TASK REQUIREMENTS
Below is some material; transcribe all of it exactly.

───── PROVIDED DATA ─────

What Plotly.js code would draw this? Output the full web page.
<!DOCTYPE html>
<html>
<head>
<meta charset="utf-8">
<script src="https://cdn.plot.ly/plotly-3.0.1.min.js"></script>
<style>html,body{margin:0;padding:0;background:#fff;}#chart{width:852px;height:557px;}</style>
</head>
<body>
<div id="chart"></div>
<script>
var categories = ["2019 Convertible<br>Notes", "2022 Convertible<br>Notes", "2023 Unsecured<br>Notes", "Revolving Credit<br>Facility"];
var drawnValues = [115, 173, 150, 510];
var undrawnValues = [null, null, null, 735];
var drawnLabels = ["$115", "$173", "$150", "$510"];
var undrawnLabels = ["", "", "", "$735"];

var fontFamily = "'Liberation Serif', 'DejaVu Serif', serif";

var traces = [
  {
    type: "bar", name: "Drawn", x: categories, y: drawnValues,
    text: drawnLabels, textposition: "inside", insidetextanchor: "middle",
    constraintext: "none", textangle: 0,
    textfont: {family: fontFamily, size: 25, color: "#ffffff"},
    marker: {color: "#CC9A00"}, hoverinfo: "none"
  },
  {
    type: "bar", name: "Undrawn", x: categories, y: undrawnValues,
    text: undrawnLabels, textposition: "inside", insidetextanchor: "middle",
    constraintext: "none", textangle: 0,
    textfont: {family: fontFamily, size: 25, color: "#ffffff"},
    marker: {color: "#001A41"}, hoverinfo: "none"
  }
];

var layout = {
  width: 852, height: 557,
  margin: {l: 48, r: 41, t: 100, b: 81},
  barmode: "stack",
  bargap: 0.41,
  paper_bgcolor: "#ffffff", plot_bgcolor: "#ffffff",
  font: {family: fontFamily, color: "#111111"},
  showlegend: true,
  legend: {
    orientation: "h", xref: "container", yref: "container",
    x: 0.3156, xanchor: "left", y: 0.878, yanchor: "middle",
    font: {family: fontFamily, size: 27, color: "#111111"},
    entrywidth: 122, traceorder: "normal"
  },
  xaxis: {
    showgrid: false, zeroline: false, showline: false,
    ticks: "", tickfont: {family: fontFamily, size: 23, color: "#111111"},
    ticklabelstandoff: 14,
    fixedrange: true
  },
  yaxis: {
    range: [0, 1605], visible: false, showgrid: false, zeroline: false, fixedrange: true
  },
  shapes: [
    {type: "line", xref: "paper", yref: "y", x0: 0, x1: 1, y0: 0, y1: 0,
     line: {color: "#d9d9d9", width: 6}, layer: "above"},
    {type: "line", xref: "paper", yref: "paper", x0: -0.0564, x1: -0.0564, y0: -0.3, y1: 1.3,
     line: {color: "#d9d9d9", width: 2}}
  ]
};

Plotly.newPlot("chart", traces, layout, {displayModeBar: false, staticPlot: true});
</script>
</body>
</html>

─────

REPLY
What Plotly.js code would draw this? Output the full web page.
<!DOCTYPE html>
<html>
<head>
<meta charset="utf-8">
<script src="https://cdn.plot.ly/plotly-3.0.1.min.js"></script>
<style>html,body{margin:0;padding:0;background:#fff;}#chart{width:852px;height:557px;}</style>
</head>
<body>
<div id="chart"></div>
<script>
var categories = ["2019 Convertible<br>Notes", "2022 Convertible<br>Notes", "2023 Unsecured<br>Notes", "Revolving Credit<br>Facility"];
var drawnValues = [115, 173, 150, 510];
var undrawnValues = [null, null, null, 735];
var drawnLabels = ["$115", "$173", "$150", "$510"];
var undrawnLabels = ["", "", "", "$735"];

var fontFamily = "'Liberation Serif', 'DejaVu Serif', serif";

var traces = [
  {
    type: "bar", name: "Drawn", x: categories, y: drawnValues,
    text: drawnLabels, textposition: "inside", insidetextanchor: "middle",
    constraintext: "none", textangle: 0,
    textfont: {family: fontFamily, size: 25, color: "#ffffff"},
    marker: {color: "#CC9A00"}, hoverinfo: "none"
  },
  {
    type: "bar", name: "Undrawn", x: categories, y: undrawnValues,
    text: undrawnLabels, textposition: "inside", insidetextanchor: "middle",
    constraintext: "none", textangle: 0,
    textfont: {family: fontFamily, size: 25, color: "#ffffff"},
    marker: {color: "#001A41"}, hoverinfo: "none"
  }
];

var layout = {
  width: 852, height: 557,
  margin: {l: 48, r: 41, t: 100, b: 81},
  barmode: "stack",
  bargap: 0.41,
  paper_bgcolor: "#ffffff", plot_bgcolor: "#ffffff",
  font: {family: fontFamily, color: "#111111"},
  showlegend: true,
  legend: {
    orientation: "h", xref: "container", yref: "container",
    x: 0.3156, xanchor: "left", y: 0.878, yanchor: "middle",
    font: {family: fontFamily, size: 27, color: "#111111"},
    entrywidth: 122, traceorder: "normal"
  },
  xaxis: {
    showgrid: false, zeroline: false, showline: false,
    ticks: "", tickfont: {family: fontFamily, size: 23, color: "#111111"},
    ticklabelstandoff: 14,
    fixedrange: true
  },
  yaxis: {
    range: [0, 1605], visible: false, showgrid: false, zeroline: false, fixedrange: true
  },
  shapes: [
    {type: "line", xref: "paper", yref: "y", x0: 0, x1: 1, y0: 0, y1: 0,
     line: {color: "#d9d9d9", width: 6}, layer: "above"},
    {type: "line", xref: "paper", yref: "paper", x0: -0.0564, x1: -0.0564, y0: -0.3, y1: 1.3,
     line: {color: "#d9d9d9", width: 2}}
  ]
};

Plotly.newPlot("chart", traces, layout, {displayModeBar: false, staticPlot: true});
</script>
</body>
</html>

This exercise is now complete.